LISTED ENTRIES:
★ ★ ★ ★ ★

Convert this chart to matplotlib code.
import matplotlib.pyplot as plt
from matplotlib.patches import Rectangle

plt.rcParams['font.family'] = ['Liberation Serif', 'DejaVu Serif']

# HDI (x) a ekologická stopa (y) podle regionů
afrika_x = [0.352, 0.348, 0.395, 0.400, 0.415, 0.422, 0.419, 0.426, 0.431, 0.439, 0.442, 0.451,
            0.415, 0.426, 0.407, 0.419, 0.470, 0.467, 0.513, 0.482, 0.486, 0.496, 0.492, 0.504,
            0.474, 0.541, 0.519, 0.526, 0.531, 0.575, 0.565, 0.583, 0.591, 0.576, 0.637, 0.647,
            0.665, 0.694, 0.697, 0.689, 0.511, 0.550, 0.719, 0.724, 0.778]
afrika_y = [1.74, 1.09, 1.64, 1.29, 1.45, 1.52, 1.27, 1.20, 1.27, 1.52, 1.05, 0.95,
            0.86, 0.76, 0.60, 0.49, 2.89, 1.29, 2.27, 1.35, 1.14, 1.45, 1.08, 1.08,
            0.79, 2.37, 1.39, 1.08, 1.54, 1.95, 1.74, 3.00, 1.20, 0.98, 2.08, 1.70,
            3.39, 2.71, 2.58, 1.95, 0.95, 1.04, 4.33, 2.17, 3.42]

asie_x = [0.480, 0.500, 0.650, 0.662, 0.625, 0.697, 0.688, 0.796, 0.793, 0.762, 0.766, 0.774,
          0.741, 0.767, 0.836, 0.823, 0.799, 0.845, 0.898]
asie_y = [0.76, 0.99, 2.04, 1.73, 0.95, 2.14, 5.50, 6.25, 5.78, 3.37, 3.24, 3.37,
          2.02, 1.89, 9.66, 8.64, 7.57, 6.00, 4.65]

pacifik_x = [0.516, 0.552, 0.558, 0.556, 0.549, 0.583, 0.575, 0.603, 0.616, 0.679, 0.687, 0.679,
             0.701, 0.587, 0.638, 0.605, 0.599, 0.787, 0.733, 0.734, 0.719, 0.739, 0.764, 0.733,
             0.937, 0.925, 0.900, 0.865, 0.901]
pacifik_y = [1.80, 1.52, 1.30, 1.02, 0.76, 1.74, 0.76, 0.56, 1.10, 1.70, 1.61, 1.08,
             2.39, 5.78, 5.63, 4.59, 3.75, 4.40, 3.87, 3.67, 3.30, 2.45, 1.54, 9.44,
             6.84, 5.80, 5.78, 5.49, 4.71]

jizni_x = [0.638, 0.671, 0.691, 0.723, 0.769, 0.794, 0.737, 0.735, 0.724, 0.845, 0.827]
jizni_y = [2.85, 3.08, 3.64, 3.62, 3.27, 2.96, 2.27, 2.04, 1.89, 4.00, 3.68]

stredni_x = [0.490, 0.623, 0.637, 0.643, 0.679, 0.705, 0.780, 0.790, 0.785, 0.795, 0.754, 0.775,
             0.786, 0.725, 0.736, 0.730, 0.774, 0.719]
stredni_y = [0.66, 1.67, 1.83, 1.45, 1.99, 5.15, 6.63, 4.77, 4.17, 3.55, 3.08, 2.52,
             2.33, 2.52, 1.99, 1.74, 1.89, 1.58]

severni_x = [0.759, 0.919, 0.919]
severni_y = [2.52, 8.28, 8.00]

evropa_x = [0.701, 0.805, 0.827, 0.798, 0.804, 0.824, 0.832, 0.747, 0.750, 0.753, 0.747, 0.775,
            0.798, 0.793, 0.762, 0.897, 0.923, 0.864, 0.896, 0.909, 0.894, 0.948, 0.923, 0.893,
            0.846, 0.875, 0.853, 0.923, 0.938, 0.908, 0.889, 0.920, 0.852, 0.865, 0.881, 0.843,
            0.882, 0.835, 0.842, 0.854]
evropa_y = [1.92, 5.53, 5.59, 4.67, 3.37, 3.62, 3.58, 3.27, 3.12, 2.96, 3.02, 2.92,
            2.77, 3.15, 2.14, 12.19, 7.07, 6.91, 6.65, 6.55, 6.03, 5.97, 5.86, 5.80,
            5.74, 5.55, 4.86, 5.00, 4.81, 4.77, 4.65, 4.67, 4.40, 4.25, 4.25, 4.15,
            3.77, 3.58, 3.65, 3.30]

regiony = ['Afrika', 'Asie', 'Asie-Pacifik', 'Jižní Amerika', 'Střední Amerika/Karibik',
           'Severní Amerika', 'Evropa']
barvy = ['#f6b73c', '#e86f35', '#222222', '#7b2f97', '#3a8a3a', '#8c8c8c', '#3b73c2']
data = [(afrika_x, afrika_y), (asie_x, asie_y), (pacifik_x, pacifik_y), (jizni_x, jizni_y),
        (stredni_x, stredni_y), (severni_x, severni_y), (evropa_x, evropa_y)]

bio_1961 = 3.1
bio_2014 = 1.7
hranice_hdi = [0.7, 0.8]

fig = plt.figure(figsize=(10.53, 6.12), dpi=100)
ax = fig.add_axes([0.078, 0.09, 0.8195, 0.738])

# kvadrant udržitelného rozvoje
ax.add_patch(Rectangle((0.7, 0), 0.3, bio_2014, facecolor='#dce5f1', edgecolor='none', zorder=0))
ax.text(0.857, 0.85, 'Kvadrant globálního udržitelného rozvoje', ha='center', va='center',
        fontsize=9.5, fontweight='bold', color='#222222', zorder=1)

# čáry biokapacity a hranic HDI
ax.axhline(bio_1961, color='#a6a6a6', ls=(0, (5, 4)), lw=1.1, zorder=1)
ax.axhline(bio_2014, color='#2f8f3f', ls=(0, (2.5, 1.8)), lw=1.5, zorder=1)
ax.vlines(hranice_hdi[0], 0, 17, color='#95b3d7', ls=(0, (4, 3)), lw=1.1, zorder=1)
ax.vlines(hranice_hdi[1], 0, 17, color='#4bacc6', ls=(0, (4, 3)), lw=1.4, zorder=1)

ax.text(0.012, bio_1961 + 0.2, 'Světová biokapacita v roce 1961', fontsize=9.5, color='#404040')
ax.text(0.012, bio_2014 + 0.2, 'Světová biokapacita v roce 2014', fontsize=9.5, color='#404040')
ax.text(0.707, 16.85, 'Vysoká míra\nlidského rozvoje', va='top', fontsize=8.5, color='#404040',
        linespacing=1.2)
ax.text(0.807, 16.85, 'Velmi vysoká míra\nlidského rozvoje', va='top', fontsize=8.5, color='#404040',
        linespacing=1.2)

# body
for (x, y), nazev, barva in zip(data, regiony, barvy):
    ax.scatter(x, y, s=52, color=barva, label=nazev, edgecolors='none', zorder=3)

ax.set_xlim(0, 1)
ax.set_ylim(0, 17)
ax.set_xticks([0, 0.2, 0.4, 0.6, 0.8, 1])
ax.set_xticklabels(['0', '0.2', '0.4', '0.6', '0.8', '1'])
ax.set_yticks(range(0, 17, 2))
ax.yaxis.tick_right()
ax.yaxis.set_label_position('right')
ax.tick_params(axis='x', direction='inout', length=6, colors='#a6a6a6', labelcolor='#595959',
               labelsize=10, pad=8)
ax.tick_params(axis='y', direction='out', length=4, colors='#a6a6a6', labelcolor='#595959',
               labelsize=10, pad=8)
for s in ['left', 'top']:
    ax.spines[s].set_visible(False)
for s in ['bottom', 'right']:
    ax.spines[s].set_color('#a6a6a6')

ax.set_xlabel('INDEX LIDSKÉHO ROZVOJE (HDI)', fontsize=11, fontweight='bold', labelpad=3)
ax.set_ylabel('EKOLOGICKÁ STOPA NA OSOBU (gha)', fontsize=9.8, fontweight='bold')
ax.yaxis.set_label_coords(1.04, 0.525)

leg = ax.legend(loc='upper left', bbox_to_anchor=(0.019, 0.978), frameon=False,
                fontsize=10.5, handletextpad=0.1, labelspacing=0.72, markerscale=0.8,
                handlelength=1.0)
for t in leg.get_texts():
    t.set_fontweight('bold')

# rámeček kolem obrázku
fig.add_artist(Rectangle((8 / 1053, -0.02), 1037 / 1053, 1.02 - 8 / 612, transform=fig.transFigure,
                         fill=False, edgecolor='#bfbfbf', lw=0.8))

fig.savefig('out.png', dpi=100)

★ ★ ★ ★ ★

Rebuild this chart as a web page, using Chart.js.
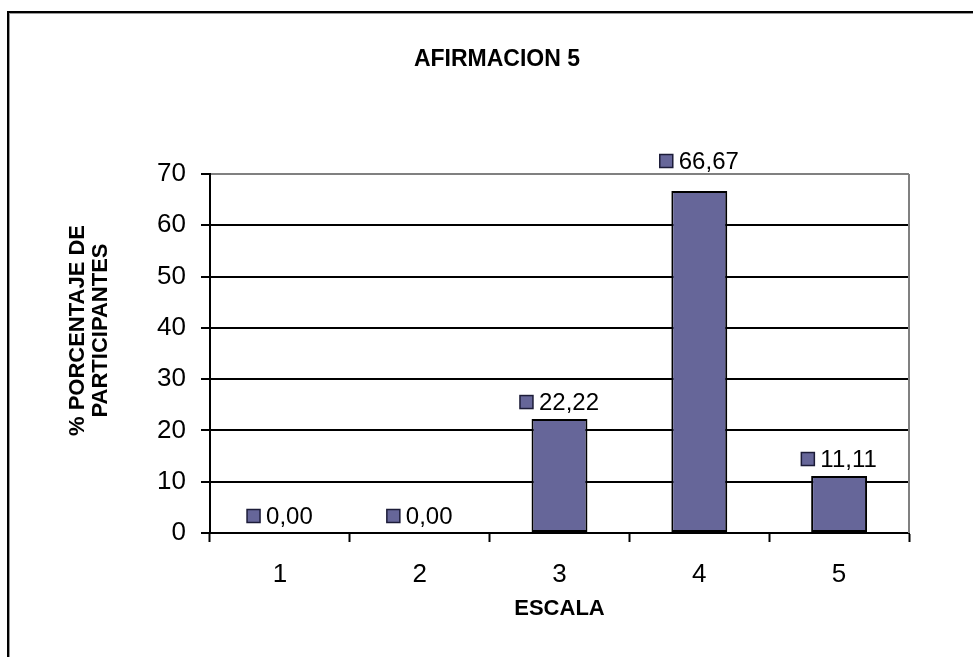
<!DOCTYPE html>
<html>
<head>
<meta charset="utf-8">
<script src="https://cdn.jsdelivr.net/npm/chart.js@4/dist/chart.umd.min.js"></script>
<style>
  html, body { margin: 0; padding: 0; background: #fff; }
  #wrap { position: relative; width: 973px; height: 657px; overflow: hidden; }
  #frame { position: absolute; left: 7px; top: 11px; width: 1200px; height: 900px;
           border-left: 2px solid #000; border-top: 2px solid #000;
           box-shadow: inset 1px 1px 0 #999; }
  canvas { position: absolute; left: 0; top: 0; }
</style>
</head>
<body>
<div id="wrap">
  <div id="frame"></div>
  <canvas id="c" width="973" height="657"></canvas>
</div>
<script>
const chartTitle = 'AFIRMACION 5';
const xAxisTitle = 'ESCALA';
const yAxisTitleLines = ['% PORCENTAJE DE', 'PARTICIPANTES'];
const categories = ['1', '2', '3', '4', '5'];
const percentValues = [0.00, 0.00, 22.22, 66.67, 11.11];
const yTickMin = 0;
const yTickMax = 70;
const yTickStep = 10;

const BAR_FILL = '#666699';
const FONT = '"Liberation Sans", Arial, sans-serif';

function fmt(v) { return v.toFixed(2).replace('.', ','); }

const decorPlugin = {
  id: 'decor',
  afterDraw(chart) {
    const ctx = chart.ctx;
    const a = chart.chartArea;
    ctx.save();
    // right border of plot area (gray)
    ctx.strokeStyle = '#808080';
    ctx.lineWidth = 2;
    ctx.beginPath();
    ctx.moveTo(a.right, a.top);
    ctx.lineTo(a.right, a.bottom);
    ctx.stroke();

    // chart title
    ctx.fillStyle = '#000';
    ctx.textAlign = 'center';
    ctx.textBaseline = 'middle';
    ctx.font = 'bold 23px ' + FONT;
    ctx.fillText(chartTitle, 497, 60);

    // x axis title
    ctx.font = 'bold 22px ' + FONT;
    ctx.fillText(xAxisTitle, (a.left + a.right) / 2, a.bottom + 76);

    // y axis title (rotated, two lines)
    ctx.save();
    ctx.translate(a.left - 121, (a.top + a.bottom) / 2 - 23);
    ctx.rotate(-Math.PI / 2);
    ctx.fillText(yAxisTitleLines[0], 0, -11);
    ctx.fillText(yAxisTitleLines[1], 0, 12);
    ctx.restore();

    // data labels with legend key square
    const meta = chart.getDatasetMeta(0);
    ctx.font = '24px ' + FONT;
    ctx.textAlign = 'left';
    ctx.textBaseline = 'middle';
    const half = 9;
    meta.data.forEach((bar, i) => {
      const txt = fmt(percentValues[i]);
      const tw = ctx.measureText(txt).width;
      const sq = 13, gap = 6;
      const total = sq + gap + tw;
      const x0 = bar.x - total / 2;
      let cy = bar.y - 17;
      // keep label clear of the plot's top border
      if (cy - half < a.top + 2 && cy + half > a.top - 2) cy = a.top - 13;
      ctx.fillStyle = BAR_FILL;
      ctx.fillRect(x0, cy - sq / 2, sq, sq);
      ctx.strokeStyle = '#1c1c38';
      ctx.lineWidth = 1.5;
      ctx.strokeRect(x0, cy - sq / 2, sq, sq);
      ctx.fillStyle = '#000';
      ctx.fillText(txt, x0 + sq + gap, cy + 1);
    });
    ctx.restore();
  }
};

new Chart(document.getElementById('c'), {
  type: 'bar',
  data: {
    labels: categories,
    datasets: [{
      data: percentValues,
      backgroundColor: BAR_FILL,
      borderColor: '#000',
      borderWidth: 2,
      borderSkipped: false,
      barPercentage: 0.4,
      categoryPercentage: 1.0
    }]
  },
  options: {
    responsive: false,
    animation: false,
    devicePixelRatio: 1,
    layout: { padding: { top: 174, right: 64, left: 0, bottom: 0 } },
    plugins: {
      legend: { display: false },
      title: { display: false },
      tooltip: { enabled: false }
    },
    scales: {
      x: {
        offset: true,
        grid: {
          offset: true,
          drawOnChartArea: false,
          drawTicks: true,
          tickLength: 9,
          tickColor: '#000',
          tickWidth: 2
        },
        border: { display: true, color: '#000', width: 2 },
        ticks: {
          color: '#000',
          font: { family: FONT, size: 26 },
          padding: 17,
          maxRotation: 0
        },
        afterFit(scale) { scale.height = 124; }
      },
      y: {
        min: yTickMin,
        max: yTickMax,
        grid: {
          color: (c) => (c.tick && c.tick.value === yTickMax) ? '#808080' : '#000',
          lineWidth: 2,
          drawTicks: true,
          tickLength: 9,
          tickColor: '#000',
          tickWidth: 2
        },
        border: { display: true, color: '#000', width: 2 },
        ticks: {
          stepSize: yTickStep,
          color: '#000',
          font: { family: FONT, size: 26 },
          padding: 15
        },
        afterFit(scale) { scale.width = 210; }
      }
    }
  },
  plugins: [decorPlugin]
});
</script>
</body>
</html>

★ ★ ★ ★ ★

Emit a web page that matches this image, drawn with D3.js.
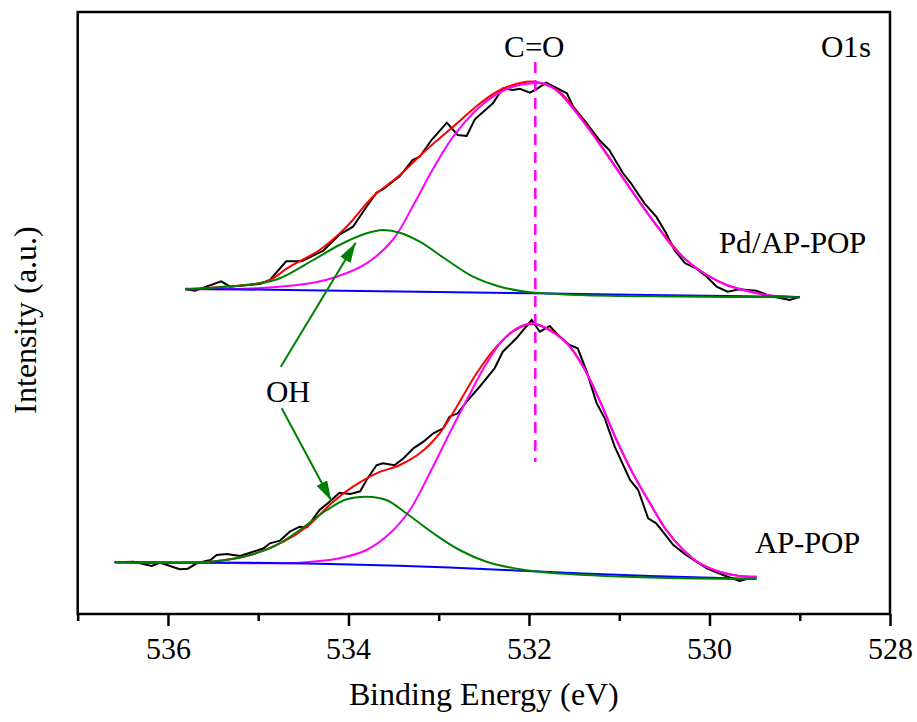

★ ★ ★ ★ ★

TASK BRIEF:
Set down, without any change, only the lines from the line that holds "Convert this chart to matplotlib code." through the line that holds "plt.rcParams['font.family'] = ['Liberation", both lines included.

THE ANSWER:
Convert this chart to matplotlib code.
import matplotlib.pyplot as plt
from matplotlib.patches import Rectangle

plt.rcParams['font.family'] = ['Liberation Serif', 'DejaVu Serif']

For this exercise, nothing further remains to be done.